Supreme Court Won’t Hear Challenge to Admission Policy for Elite Boston Schools

Two justices dissented, saying the high court’s ruling contradicts its decision last year striking down affirmative action in college admissions.
Supreme Court Won’t Hear Challenge to Admission Policy for Elite Boston Schools
Supreme Court Justice Samuel Alito in Washington on April 23, 2021. Erin Schaff/Pool via Reuters
Matthew Vadum
Updated:

The U.S. Supreme Court decided on Dec. 9 that it won’t consider whether three Boston public schools violated the Constitution with a purported racial diversity policy that admitted students based on their ZIP codes.

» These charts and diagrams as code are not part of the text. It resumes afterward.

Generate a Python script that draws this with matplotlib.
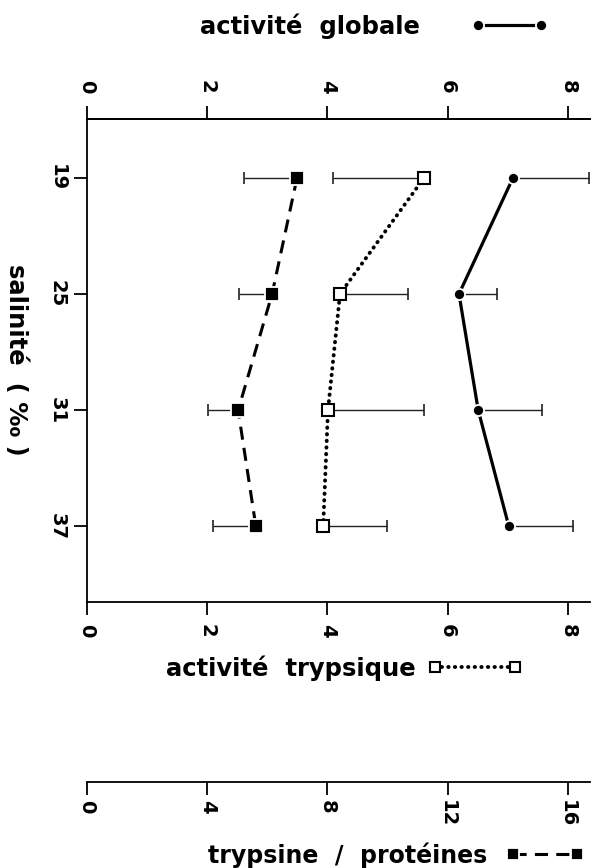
import matplotlib
matplotlib.use('Agg')
import matplotlib.pyplot as plt
from matplotlib.lines import Line2D

# ---- data ----
salinite = [19, 25, 31, 37]
sal_labels = ['19', '25', '31', '37']

globale = [7.09, 6.19, 6.51, 7.02]
globale_err_plus = [1.27, 0.63, 1.06, 1.07]

trypsique = [5.61, 4.21, 4.01, 3.93]
trypsique_err_minus = [1.52, 0.0, 0.0, 0.0]
trypsique_err_plus = [0.0, 1.13, 1.60, 1.06]

tryp_prot = [6.99, 6.16, 5.03, 5.62]
tryp_prot_err_minus = [1.77, 1.10, 1.00, 1.42]
tryp_prot_err_plus = [0.0, 0.0, 0.0, 0.0]

act_ticks = [0, 2, 4, 6, 8]
tp_ticks = [0, 4, 8, 12, 16]

# ---- style ----
plt.rcParams['font.family'] = ['DejaVu Sans']
plt.rcParams['font.weight'] = 'bold'

W, H = 602, 868
fig = plt.figure(figsize=(W / 100, H / 100), dpi=100)
L, R = 87 / W, 590 / W
TOP, BOT = 119, 602
ax = fig.add_axes([L, 1 - BOT / H, R - L, (BOT - TOP) / H])
ax.set_xlim(0, 8.37)
ax.set_ylim(40.9, 15.97)

ax_tp = ax.twiny()
ax_tp.set_xlim(0, 16.74)
ax_tp.axis('off')

eb = dict(fmt='none', ecolor='#222222', elinewidth=1.0, capsize=4.5, capthick=1.2, zorder=2)
ax.errorbar(globale, salinite, xerr=[[0] * 4, globale_err_plus], **eb)
ax.errorbar(trypsique, salinite, xerr=[trypsique_err_minus, trypsique_err_plus], **eb)
ax_tp.errorbar(tryp_prot, salinite, xerr=[tryp_prot_err_minus, tryp_prot_err_plus], **eb)

st_g = dict(color='k', lw=2.3, ls='-', marker='o', ms=8, mfc='k', mec='white', mew=1.3)
st_t = dict(color='k', lw=2.8, ls=(0, (0.1, 1.6)), dash_capstyle='round',
            marker='s', ms=8.5, mfc='white', mec='k', mew=1.5)
st_p = dict(color='k', lw=2.2, ls=(0, (4.3, 2.7)), marker='s', ms=9.5,
            mfc='k', mec='white', mew=1.3)

ax.plot(globale, salinite, zorder=3, **st_g)
ax.plot(trypsique, salinite, zorder=3, **st_t)
ax_tp.plot(tryp_prot, salinite, zorder=3, **st_p)

for s in ['left', 'top', 'bottom']:
    ax.spines[s].set_linewidth(1.3)
ax.spines['right'].set_visible(False)

FS_T = 14
ax.set_yticks(salinite, sal_labels)
ax.tick_params(axis='y', length=9.5, width=1.3, pad=5, labelsize=FS_T, labelrotation=270)
for t in ax.get_yticklabels():
    t.set_va('center')
ax.set_xticks(act_ticks)
ax.tick_params(axis='x', length=9.5, width=1.3, pad=6.5, labelsize=FS_T, labelrotation=270)

sec = ax.secondary_xaxis('top')
sec.set_xticks(act_ticks)
sec.tick_params(length=9.5, width=1.3, pad=9, labelsize=FS_T, labelrotation=270)
sec.spines['top'].set_linewidth(1.3)

# third scale: trypsine / protéines
ax3 = fig.add_axes([L, 1 - 782 / H, R - L, 0.0005])
ax3.set_xlim(0, 16.74)
ax3.set_xticks(tp_ticks)
ax3.set_yticks([])
for s in ['left', 'right', 'top']:
    ax3.spines[s].set_visible(False)
ax3.spines['bottom'].set_linewidth(1.3)
ax3.patch.set_visible(False)
ax3.tick_params(axis='x', length=9.5, width=1.3, pad=3.5, labelsize=FS_T, labelrotation=270)

FS = 17.5
fig.text(16 / W, 1 - 360 / H, 'salinité  ( ‰ )', rotation=270, ha='center', va='center', fontsize=FS)

leg_common = dict(loc='center left', frameon=False, markerfirst=False, numpoints=2,
                  borderpad=0, borderaxespad=0)
fig.legend([Line2D([], [], **st_g)], ['activité  globale'], fontsize=FS,
           bbox_to_anchor=(200 / W, 1 - 26 / H), handlelength=3.2, handletextpad=2.1, **leg_common)
fig.legend([Line2D([], [], **{**st_t, 'ms': 7})], ['activité  trypsique'], fontsize=FS,
           bbox_to_anchor=(166 / W, 1 - 668 / H), handlelength=3.9, handletextpad=0.5, **leg_common)
fig.legend([Line2D([], [], **{**st_p, 'ms': 8})], ['trypsine  /  protéines'], fontsize=17,
           bbox_to_anchor=(208 / W, 1 - 855 / H), handlelength=3.3, handletextpad=0.8, **leg_common)

fig.savefig('out.png', dpi=100, facecolor='white')
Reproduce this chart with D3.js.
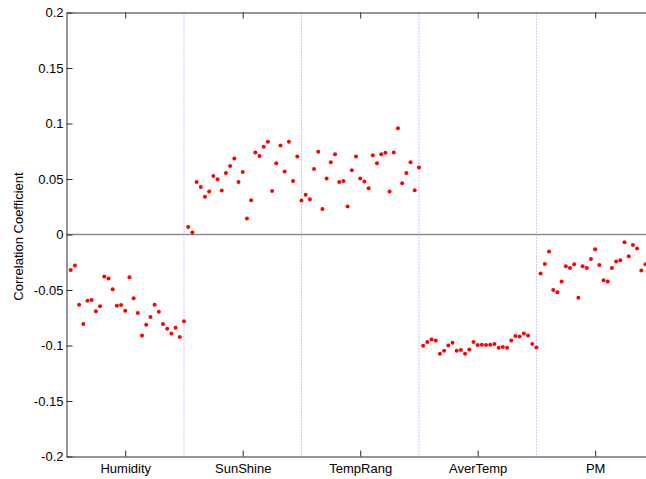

The new decision was made after the court’s landmark ruling in Students for Fair Admissions Inc. v. Harvard struck down the use of racially discriminatory admissions policies at U.S. colleges. After that ruling, schools began using supposedly racial-neutral admission policies based on factors such as geography to attempt to make student bodies more diverse.
Two conservative justices—Samuel Alito and Clarence Thomas—dissented from the court’s decision to not grant the petition in Boston Parent Coalition for Academic Excellence v. The School Committee for the City of Boston.
Represented by the Pacific Legal Foundation, the Boston Parent Coalition filed its petition on April 17.

The school committee changed its admission criteria for its competitive “exam schools” effective from the 2021–2022 school year, replacing the usual standardized test with a quota based on applicants’ ZIP codes “that reserved seats for students with the highest [grade point average] in each Boston neighborhood.”

Although “the number of seats allocated to each neighborhood was based on the neighborhood’s population of school-aged children,” school officials “spoke openly of their intent to racially balance the Exam Schools at the expense of Asian American and white students,” the petition said.

A federal district court dismissed the lawsuit in 2021. In 2023, the U.S. Court of Appeals for the First Circuit affirmed the ruling, finding that even though the ZIP code-based quota “was chosen precisely to alter racial demographics,” it did not violate students’ equal protection rights.

Alito said in his dissent, which was joined by Thomas, that the new ruling is the court’s second refusal “to correct a glaring constitutional error that threatens to perpetuate race-based affirmative action in defiance of [the] Students for Fair Admissions [decision].”

The first refusal to which Alito was referring was the high court’s decision in February to deny the petition in Coalition for TJ v. Fairfax County School Board.

Litigants claimed in that appeal that the Thomas Jefferson High School for Science and Technology in Virginia altered its admission policy in 2020 “to racially balance the freshman class by excluding Asian Americans.”

In the Boston case, the committee members “worked to decrease the number of white and Asian students at the exam schools in service of ‘racial equity.’”

“That is racial balancing by another name and is undoubtedly unconstitutional,” Alito wrote.

Pacific Legal Foundation senior attorney Chris Kieser said he was disappointed by the ruling.

“Every student should have an equal opportunity to succeed based on their merit, not where they live or the color of their skin,” he said in a statement.

“Boston Public Schools’ use of a ZIP Code quota as a naked proxy for race violates the Constitution’s promise of equal protection. Regardless of today’s disappointment, the government’s use of skin color or ethnicity to choose who can attend public schools is a critical constitutional question that must be settled.”

The Epoch Times reached out for comment to the school committee’s attorney, Douglas Hallward-Driemeier of Ropes and Gray in Washington, but did not receive a reply by publication time.